I have a system which breaks a large taks into small tasks using about 30 threads as a time. As each individual thread finishes it persists its calculated results to the database. What I want to achieve is to have each thread pass its results to a new persisance class that will perform a type of double buffering and data persistance while running in its own thread.
For example, after 100 threads have moved their data to the buffer the persistance class then the persistance class swaps the buffers and persists all 100 entries to the database. This would allow utilization of prepared statements and thus cut way down on the I/O between the program and the database.
Is there a pattern or good example of this type of multithreading double buffering?
I’ve seen this pattern referred to as asynchronous database writing or the write behind pattern.
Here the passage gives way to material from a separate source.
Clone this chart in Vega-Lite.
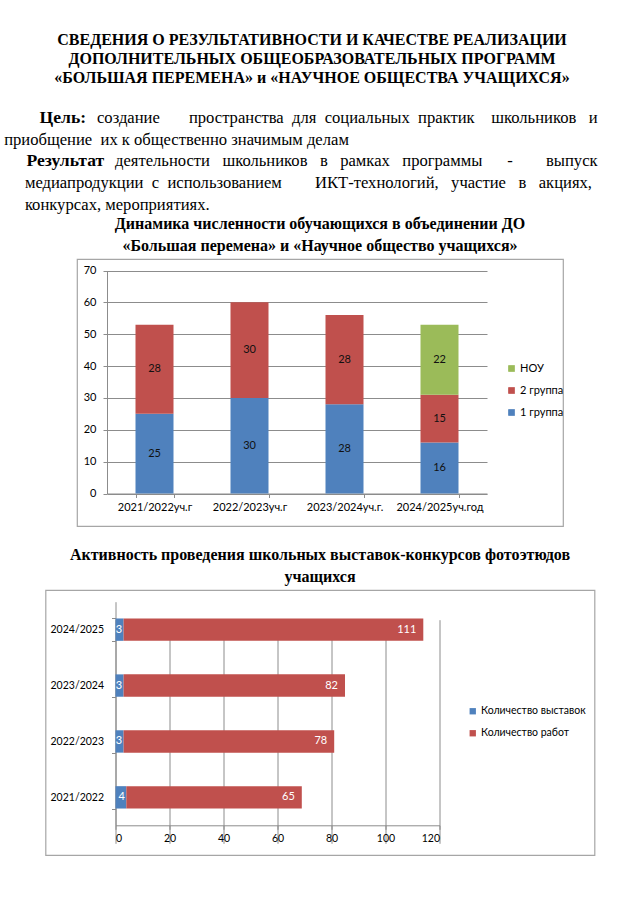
{
  "$schema": "https://vega.github.io/schema/vega-lite/v6.json",
  "background": "white",
  "padding": {"top": 32, "left": 0, "right": 0, "bottom": 0},
  "title": {
    "text": ["СВЕДЕНИЯ О РЕЗУЛЬТАТИВНОСТИ И КАЧЕСТВЕ РЕАЛИЗАЦИИ", "ДОПОЛНИТЕЛЬНЫХ ОБЩЕОБРАЗОВАТЕЛЬНЫХ ПРОГРАММ", "«БОЛЬШАЯ ПЕРЕМЕНА» и «НАУЧНОЕ ОБЩЕСТВА УЧАЩИХСЯ»"],
    "anchor": "middle",
    "font": "Liberation Serif",
    "fontSize": 16,
    "fontWeight": "bold",
    "lineHeight": 19,
    "color": "#000",
    "dx": -8,
    "offset": 21
  },
  "bounds": "flush",
  "center": true,
  "spacing": 64,
  "resolve": {"scale": {"color": "independent"}, "legend": {"color": "independent"}},
  "vconcat": [
    {
      "width": 640,
      "height": 88,
      "view": {"stroke": null},
      "encoding": {
        "y": {"field": "line", "type": "quantitative", "scale": {"domain": [0.5, 4.55], "reverse": true, "nice": false, "zero": false}, "axis": null},
        "x": {"value": 0},
        "text": {"field": "text"}
      },
      "layer": [
        {
          "data": {"values": [
            {"line": 1, "text": "\u200b\u00a0\u00a0\u00a0\u00a0\u00a0\u00a0\u00a0\u00a0\u00a0Цель:"},
            {"line": 3, "text": "\u200b\u00a0\u00a0\u00a0\u00a0\u00a0\u00a0Результат"}
          ]},
          "mark": {"type": "text", "align": "left", "baseline": "middle", "font": "Liberation Serif", "fontSize": 17.6, "fontWeight": "bold", "color": "#000"}
        },
        {
          "data": {"values": [
            {"line": 1, "text": "создание\u00a0\u00a0\u00a0\u00a0\u00a0\u00a0\u00a0пространства\u00a0 для\u00a0 социальных\u00a0 практик\u00a0\u00a0\u00a0\u00a0школьников\u00a0\u00a0 и"}
          ]},
          "mark": {"type": "text", "align": "left", "baseline": "middle", "dx": 97, "font": "Liberation Serif", "fontSize": 16.6, "color": "#000"}
        },
        {
          "data": {"values": [
            {"line": 3, "text": "деятельности\u00a0\u00a0 школьников\u00a0\u00a0 в\u00a0\u00a0 рамках\u00a0\u00a0 программы\u00a0\u00a0\u00a0\u00a0\u00a0\u00a0-\u00a0\u00a0\u00a0\u00a0\u00a0\u00a0\u00a0\u00a0выпуск"}
          ]},
          "mark": {"type": "text", "align": "left", "baseline": "middle", "dx": 115, "font": "Liberation Serif", "fontSize": 16.6, "color": "#000"}
        },
        {
          "data": {"values": [
            {"line": 2, "text": "\u200b\u00a0приобщение\u00a0 их к общественно значимым делам"},
            {"line": 4, "text": "\u200b\u00a0\u00a0\u00a0\u00a0\u00a0\u00a0медиапродукции\u00a0 с\u00a0 использованием\u00a0\u00a0\u00a0\u00a0\u00a0\u00a0\u00a0\u00a0ИКТ-технологий,\u00a0\u00a0 участие\u00a0\u00a0 в\u00a0\u00a0 акциях,"},
            {"line": 5, "text": "\u200b\u00a0\u00a0\u00a0\u00a0\u00a0\u00a0конкурсах, мероприятиях."}
          ]},
          "mark": {"type": "text", "align": "left", "baseline": "middle", "font": "Liberation Serif", "fontSize": 16.6, "color": "#000"}
        }
      ]
    },
    {
      "width": 486,
      "height": 267,
      "title": {"text": ["Динамика численности обучающихся в объединении ДО", "«Большая перемена» и «Научное общество учащихся»"], "offset": 5},
      "data": {"values": [
        {"year": "2021/2022уч.г", "group": "1 группа", "n": 25},
        {"year": "2021/2022уч.г", "group": "2 группа", "n": 28},
        {"year": "2022/2023уч.г", "group": "1 группа", "n": 30},
        {"year": "2022/2023уч.г", "group": "2 группа", "n": 30},
        {"year": "2023/2024уч.г.", "group": "1 группа", "n": 28},
        {"year": "2023/2024уч.г.", "group": "2 группа", "n": 28},
        {"year": "2024/2025уч.год", "group": "1 группа", "n": 16},
        {"year": "2024/2025уч.год", "group": "2 группа", "n": 15},
        {"year": "2024/2025уч.год", "group": "НОУ", "n": 22}
      ]},
      "encoding": {
        "x": {
          "field": "year", "type": "nominal", "sort": null,
          "scale": {"range": [30, 410], "paddingInner": 0.6, "paddingOuter": 0.3},
          "axis": {"offset": -32.5, "tickBand": "extent", "tickSize": 4, "labelPadding": 4, "labelAngle": 0, "grid": false}
        }
      },
      "layer": [
        {
          "mark": {"type": "bar"},
          "encoding": {
            "y": {
              "field": "n", "type": "quantitative", "stack": "zero",
              "scale": {"domain": [0, 70], "range": [234.5, 11.5], "nice": false},
              "axis": {"offset": -30, "values": [0, 10, 20, 30, 40, 50, 60, 70], "grid": true, "tickSize": 4, "labelPadding": 7}
            },
            "color": {
              "field": "group", "type": "nominal",
              "scale": {"domain": ["НОУ", "2 группа", "1 группа"], "range": ["#9BBB59", "#C0504D", "#4F81BD"]},
              "legend": {"orient": "none", "legendX": 429, "legendY": 104, "title": null, "symbolType": "square", "symbolSize": 45, "symbolStrokeWidth": 0, "rowPadding": 10, "labelOffset": 3}
            },
            "order": {"field": "group", "sort": "ascending"}
          }
        },
        {
          "mark": {"type": "text", "baseline": "middle", "fontSize": 11, "color": "#111"},
          "encoding": {
            "y": {
              "field": "n", "type": "quantitative", "stack": "zero", "bandPosition": 0.5,
              "scale": {"domain": [0, 70], "range": [234.5, 11.5], "nice": false},
              "axis": {"offset": -30, "values": [0, 10, 20, 30, 40, 50, 60, 70], "grid": true, "tickSize": 4, "labelPadding": 7}
            },
            "detail": {"field": "group"},
            "order": {"field": "group", "sort": "ascending"},
            "text": {"field": "n"}
          }
        }
      ]
    },
    {
      "width": 549,
      "height": 265,
      "title": {"text": ["Активность проведения школьных выставок-конкурсов фотоэтюдов", "учащихся"], "offset": 0},
      "data": {"values": [
        {"year": "2024/2025", "series": "Количество выставок", "n": 3},
        {"year": "2024/2025", "series": "Количество работ", "n": 111},
        {"year": "2023/2024", "series": "Количество выставок", "n": 3},
        {"year": "2023/2024", "series": "Количество работ", "n": 82},
        {"year": "2022/2023", "series": "Количество выставок", "n": 3},
        {"year": "2022/2023", "series": "Количество работ", "n": 78},
        {"year": "2021/2022", "series": "Количество выставок", "n": 4},
        {"year": "2021/2022", "series": "Количество работ", "n": 65}
      ]},
      "encoding": {
        "y": {
          "field": "year", "type": "nominal",
          "scale": {"domain": ["2024/2025", "2023/2024", "2022/2023", "2021/2022"], "range": [11.7, 235.3], "paddingInner": 0.6, "paddingOuter": 0.3},
          "axis": {"offset": -70, "tickBand": "extent", "tickSize": 4, "labelPadding": 8, "labelFontSize": 10.5, "grid": false}
        }
      },
      "layer": [
        {
          "mark": {"type": "bar"},
          "encoding": {
            "x": {
              "field": "n", "type": "quantitative", "stack": "zero",
              "scale": {"domain": [0, 120], "range": [70, 394], "nice": false},
              "axis": {"offset": -29.7, "values": [0, 20, 40, 60, 80, 100, 120], "grid": true, "tickSize": 4, "labelPadding": 4, "labelFontSize": 10.5}
            },
            "color": {
              "field": "series", "type": "nominal",
              "scale": {"domain": ["Количество выставок", "Количество работ"], "range": ["#4F81BD", "#C0504D"]},
              "legend": {"orient": "none", "legendX": 422, "legendY": 116, "title": null, "symbolType": "square", "symbolSize": 40, "symbolStrokeWidth": 0, "rowPadding": 11, "labelOffset": 3, "labelFontSize": 10.5}
            },
            "order": {"field": "series", "sort": "ascending"}
          }
        },
        {
          "transform": [
            {"stack": "n", "groupby": ["year"], "sort": [{"field": "series", "order": "ascending"}], "as": ["x0", "x1"]},
            {"filter": "datum.series === 'Количество работ'"}
          ],
          "mark": {"type": "text", "align": "right", "baseline": "middle", "dx": -7, "fontSize": 11, "color": "white"},
          "encoding": {
            "x": {
              "field": "x1", "type": "quantitative",
              "scale": {"domain": [0, 120], "range": [70, 394], "nice": false},
              "axis": {"offset": -29.7, "values": [0, 20, 40, 60, 80, 100, 120], "grid": true, "tickSize": 4, "labelPadding": 4, "labelFontSize": 10.5}
            },
            "text": {"field": "n"}
          }
        },
        {
          "transform": [
            {"stack": "n", "groupby": ["year"], "sort": [{"field": "series", "order": "ascending"}], "as": ["x0", "x1"]},
            {"filter": "datum.series === 'Количество выставок'"}
          ],
          "mark": {"type": "text", "align": "right", "baseline": "middle", "dx": -1.5, "fontSize": 11, "color": "white"},
          "encoding": {
            "x": {
              "field": "x1", "type": "quantitative",
              "scale": {"domain": [0, 120], "range": [70, 394], "nice": false},
              "axis": {"offset": -29.7, "values": [0, 20, 40, 60, 80, 100, 120], "grid": true, "tickSize": 4, "labelPadding": 4, "labelFontSize": 10.5}
            },
            "text": {"field": "n"}
          }
        }
      ]
    }
  ],
  "config": {
    "view": {"stroke": "#A6A6A6", "strokeWidth": 1.2},
    "axis": {"title": null, "labelFont": "Lato", "labelFontSize": 11, "labelColor": "#000", "domainColor": "#8C8C8C", "tickColor": "#8C8C8C", "gridColor": "#8C8C8C", "gridOpacity": 1, "domainWidth": 1, "gridWidth": 1},
    "legend": {"labelFont": "Lato", "labelFontSize": 11, "labelColor": "#000"},
    "title": {"font": "Liberation Serif", "fontSize": 16, "fontWeight": "bold", "color": "#000", "anchor": "middle", "lineHeight": 22},
    "text": {"font": "Lato"}
  }
}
It’s a typical pattern supported by the distributed cache products (Teracotta, Coherence, GigaSpaces, …) because you don’t want your cache updates to also include writing the change to the underlying database.
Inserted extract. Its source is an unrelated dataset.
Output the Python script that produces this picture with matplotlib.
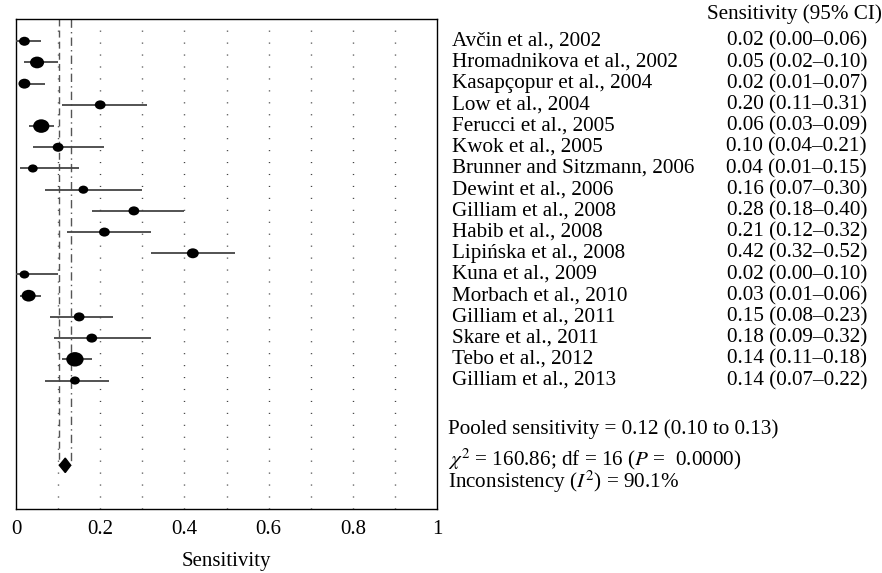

The complexity of this pattern depends on your tolerance for lost database updates. Because of the delay between completing the work and writing the result to the database, you can lose the updates due to bugs, power failures, … (you get the picture).
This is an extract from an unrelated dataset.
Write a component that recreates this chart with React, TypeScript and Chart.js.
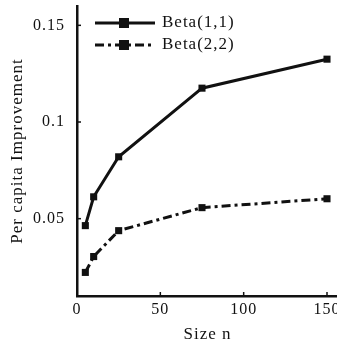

I’d suggest some sort of queue for the completed results to be written to the DB and then process them in batches of 100 (using your example) OR after an amount of time. The reason for also using a time delay is to cope with result sets that aren’t divisible by 100.
If you have no requirements for resilience/durability, then you can do all this in the same process. If, however, you can’t tolerate any loss, then you can replace the in-vm queue with a persistent JMS queue (slower but safer).